• **WHAT THE TASK REQUIRES**:
Without the pictures, write out all the lines below exactly as they appear.

Begin

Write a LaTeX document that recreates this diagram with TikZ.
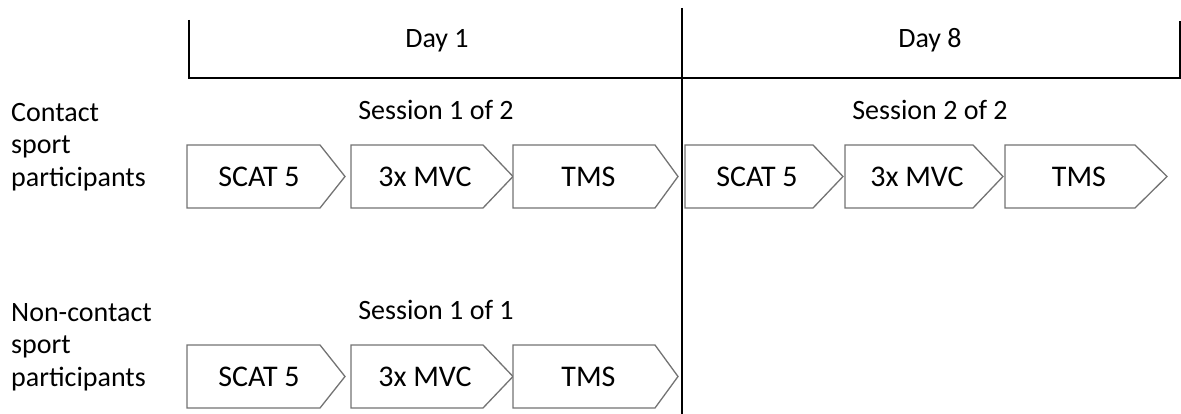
\documentclass[tikz,border=0pt]{standalone}
\usepackage{fontspec}
\setmainfont{Carlito}
\tikzset{
  chevline/.style={draw=black!55, line width=1.3pt, fill=white, line join=miter},
  boxlabel/.style={inner sep=0pt, anchor=center, font=\fontsize{30}{35}\selectfont},
  toplabel/.style={inner sep=0pt, anchor=base, font=\fontsize{28}{33}\selectfont},
  sidelabel/.style={inner sep=0pt, anchor=north west, align=left, font=\fontsize{28}{32.5}\selectfont},
  frameline/.style={draw=black, line width=2pt},
}
% #1 name, #2 left x, #3 shoulder x, #4 tip x, #5 top y, #6 bottom y, #7 text
\newcommand\chevbox[7]{%
  \path[chevline] (#2,#5) -- (#3,#5) -- (#4,{(#5+#6)/2}) -- (#3,#6) -- (#2,#6) -- cycle;
  \node[boxlabel] (#1) at ({(#2+#4)/2-7},{(#5+#6)/2}) {#7};
}
\begin{document}
\begin{tikzpicture}[x=1pt,y=-1pt]
\useasboundingbox (0,0) rectangle (1181,414);
% frame
\coordinate (bl) at (189,20);
\coordinate (blc) at (189,78);
\coordinate (brc) at (1180,78);
\coordinate (br) at (1180,21);
\coordinate (vt) at (682,8);
\coordinate (vb) at (682,414);
\draw[frameline] (bl) -- (blc) -- (brc) -- (br);
\draw[frameline] (vt) -- (vb);
% top labels
\node[toplabel] (day1) at (437,48) {Day 1};
\node[toplabel] (day8) at (930,48) {Day 8};
\node[toplabel] (s12) at (436,120) {Session 1 of 2};
\node[toplabel] (s22) at (930,120) {Session 2 of 2};
\node[toplabel] (s11) at (436,319) {Session 1 of 1};
% side labels
\node[sidelabel] (contact) at (11,103) {Contact\\sport\\participants};
\node[sidelabel] (noncontact) at (11,303) {Non-contact\\sport\\participants};
% row 1
\chevbox{a1}{187}{320}{345}{145}{208}{SCAT 5}
\chevbox{a2}{351}{483}{513}{145}{208}{3x MVC}
\chevbox{a3}{513}{655}{678}{145}{208}{TMS}
% row 2 (day 8)
\chevbox{b1}{685}{813}{843}{145}{208}{SCAT 5}
\chevbox{b2}{845}{973}{1003}{145}{208}{3x MVC}
\chevbox{b3}{1005}{1135}{1167}{145}{208}{TMS}
% row 3
\chevbox{c1}{187}{320}{345}{345}{408}{SCAT 5}
\chevbox{c2}{351}{483}{513}{345}{408}{3x MVC}
\chevbox{c3}{513}{655}{678}{345}{408}{TMS}
\end{tikzpicture}
\end{document}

End

• **RESPONSE BELOW**:
Write a LaTeX document that recreates this diagram with TikZ.
\documentclass[tikz,border=0pt]{standalone}
\usepackage{fontspec}
\setmainfont{Carlito}
\tikzset{
  chevline/.style={draw=black!55, line width=1.3pt, fill=white, line join=miter},
  boxlabel/.style={inner sep=0pt, anchor=center, font=\fontsize{30}{35}\selectfont},
  toplabel/.style={inner sep=0pt, anchor=base, font=\fontsize{28}{33}\selectfont},
  sidelabel/.style={inner sep=0pt, anchor=north west, align=left, font=\fontsize{28}{32.5}\selectfont},
  frameline/.style={draw=black, line width=2pt},
}
% #1 name, #2 left x, #3 shoulder x, #4 tip x, #5 top y, #6 bottom y, #7 text
\newcommand\chevbox[7]{%
  \path[chevline] (#2,#5) -- (#3,#5) -- (#4,{(#5+#6)/2}) -- (#3,#6) -- (#2,#6) -- cycle;
  \node[boxlabel] (#1) at ({(#2+#4)/2-7},{(#5+#6)/2}) {#7};
}
\begin{document}
\begin{tikzpicture}[x=1pt,y=-1pt]
\useasboundingbox (0,0) rectangle (1181,414);
% frame
\coordinate (bl) at (189,20);
\coordinate (blc) at (189,78);
\coordinate (brc) at (1180,78);
\coordinate (br) at (1180,21);
\coordinate (vt) at (682,8);
\coordinate (vb) at (682,414);
\draw[frameline] (bl) -- (blc) -- (brc) -- (br);
\draw[frameline] (vt) -- (vb);
% top labels
\node[toplabel] (day1) at (437,48) {Day 1};
\node[toplabel] (day8) at (930,48) {Day 8};
\node[toplabel] (s12) at (436,120) {Session 1 of 2};
\node[toplabel] (s22) at (930,120) {Session 2 of 2};
\node[toplabel] (s11) at (436,319) {Session 1 of 1};
% side labels
\node[sidelabel] (contact) at (11,103) {Contact\\sport\\participants};
\node[sidelabel] (noncontact) at (11,303) {Non-contact\\sport\\participants};
% row 1
\chevbox{a1}{187}{320}{345}{145}{208}{SCAT 5}
\chevbox{a2}{351}{483}{513}{145}{208}{3x MVC}
\chevbox{a3}{513}{655}{678}{145}{208}{TMS}
% row 2 (day 8)
\chevbox{b1}{685}{813}{843}{145}{208}{SCAT 5}
\chevbox{b2}{845}{973}{1003}{145}{208}{3x MVC}
\chevbox{b3}{1005}{1135}{1167}{145}{208}{TMS}
% row 3
\chevbox{c1}{187}{320}{345}{345}{408}{SCAT 5}
\chevbox{c2}{351}{483}{513}{345}{408}{3x MVC}
\chevbox{c3}{513}{655}{678}{345}{408}{TMS}
\end{tikzpicture}
\end{document}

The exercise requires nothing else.